Wherever a line in the data below holds "chart", copy that line.
Start of DATA
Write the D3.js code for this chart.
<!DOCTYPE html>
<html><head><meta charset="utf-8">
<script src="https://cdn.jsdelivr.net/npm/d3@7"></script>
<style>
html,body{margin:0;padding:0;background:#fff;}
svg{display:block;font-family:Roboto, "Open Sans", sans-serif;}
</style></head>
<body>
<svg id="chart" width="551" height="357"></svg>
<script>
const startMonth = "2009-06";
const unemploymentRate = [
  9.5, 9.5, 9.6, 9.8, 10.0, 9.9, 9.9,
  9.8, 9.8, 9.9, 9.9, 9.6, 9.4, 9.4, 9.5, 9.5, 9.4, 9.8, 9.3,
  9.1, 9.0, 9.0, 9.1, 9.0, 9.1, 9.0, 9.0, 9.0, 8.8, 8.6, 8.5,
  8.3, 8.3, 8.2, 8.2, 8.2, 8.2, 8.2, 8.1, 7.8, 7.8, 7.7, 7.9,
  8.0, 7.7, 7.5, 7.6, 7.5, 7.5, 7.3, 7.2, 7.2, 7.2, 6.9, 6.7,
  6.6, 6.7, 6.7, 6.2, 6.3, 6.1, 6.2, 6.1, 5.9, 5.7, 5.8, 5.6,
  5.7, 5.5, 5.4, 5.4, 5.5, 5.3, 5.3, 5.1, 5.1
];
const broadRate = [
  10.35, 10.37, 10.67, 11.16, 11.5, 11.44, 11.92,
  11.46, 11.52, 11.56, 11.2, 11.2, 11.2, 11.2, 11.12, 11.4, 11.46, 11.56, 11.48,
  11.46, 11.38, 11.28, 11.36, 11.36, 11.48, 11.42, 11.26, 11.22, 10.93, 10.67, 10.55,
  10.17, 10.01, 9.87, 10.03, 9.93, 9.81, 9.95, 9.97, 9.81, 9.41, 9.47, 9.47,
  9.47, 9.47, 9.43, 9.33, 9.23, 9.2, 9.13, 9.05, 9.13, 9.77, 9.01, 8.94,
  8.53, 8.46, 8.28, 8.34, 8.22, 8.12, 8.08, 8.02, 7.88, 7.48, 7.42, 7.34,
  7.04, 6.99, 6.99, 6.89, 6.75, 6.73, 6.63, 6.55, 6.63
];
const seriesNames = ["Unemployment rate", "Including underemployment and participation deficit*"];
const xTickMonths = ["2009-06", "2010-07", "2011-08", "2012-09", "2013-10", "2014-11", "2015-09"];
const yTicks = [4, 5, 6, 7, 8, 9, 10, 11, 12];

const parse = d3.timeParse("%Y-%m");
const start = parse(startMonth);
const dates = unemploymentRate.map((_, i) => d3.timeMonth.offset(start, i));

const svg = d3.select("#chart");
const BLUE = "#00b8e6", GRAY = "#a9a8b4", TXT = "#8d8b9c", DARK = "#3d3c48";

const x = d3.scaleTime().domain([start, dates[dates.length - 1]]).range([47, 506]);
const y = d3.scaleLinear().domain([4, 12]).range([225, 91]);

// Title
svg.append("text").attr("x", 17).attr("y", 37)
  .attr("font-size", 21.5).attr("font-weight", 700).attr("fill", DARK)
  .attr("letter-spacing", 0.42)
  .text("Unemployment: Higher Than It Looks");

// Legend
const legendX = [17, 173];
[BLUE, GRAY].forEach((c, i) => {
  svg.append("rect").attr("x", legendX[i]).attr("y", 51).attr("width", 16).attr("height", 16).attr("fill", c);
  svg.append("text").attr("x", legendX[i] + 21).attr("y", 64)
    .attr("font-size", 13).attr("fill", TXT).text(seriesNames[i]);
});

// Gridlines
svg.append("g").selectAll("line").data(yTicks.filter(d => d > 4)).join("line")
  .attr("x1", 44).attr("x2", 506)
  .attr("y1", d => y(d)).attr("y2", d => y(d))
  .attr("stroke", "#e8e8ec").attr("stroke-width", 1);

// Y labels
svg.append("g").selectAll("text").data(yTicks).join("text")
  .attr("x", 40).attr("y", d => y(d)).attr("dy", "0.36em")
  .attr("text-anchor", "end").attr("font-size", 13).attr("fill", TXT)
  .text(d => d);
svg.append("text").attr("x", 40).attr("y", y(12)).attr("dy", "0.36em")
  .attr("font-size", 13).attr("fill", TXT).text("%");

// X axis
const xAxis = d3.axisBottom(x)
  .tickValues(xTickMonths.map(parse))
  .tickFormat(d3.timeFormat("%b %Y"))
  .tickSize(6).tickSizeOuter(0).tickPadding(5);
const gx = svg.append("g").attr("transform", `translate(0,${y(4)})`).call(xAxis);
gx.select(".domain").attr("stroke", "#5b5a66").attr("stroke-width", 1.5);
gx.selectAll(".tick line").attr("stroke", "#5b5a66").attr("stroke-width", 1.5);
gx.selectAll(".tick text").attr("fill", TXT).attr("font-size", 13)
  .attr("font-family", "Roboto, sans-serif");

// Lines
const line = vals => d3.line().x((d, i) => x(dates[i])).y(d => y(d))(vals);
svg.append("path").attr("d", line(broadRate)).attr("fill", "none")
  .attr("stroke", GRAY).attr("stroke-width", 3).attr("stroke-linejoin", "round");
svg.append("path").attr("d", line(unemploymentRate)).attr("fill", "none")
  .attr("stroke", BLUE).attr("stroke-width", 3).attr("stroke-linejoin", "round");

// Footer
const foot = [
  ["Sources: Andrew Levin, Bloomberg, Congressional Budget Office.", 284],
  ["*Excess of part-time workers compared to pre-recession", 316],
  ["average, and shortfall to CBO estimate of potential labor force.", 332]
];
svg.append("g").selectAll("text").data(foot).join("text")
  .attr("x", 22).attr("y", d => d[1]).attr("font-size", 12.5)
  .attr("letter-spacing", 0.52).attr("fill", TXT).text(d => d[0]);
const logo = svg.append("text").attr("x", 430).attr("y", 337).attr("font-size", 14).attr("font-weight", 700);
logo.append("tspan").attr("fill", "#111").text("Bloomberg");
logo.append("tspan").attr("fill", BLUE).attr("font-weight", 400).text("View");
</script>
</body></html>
End of DATA
SOLUTION TO THE PROBLEM:
Write the D3.js code for this chart.
<svg id="chart" width="551" height="357"></svg>
const svg = d3.select("#chart");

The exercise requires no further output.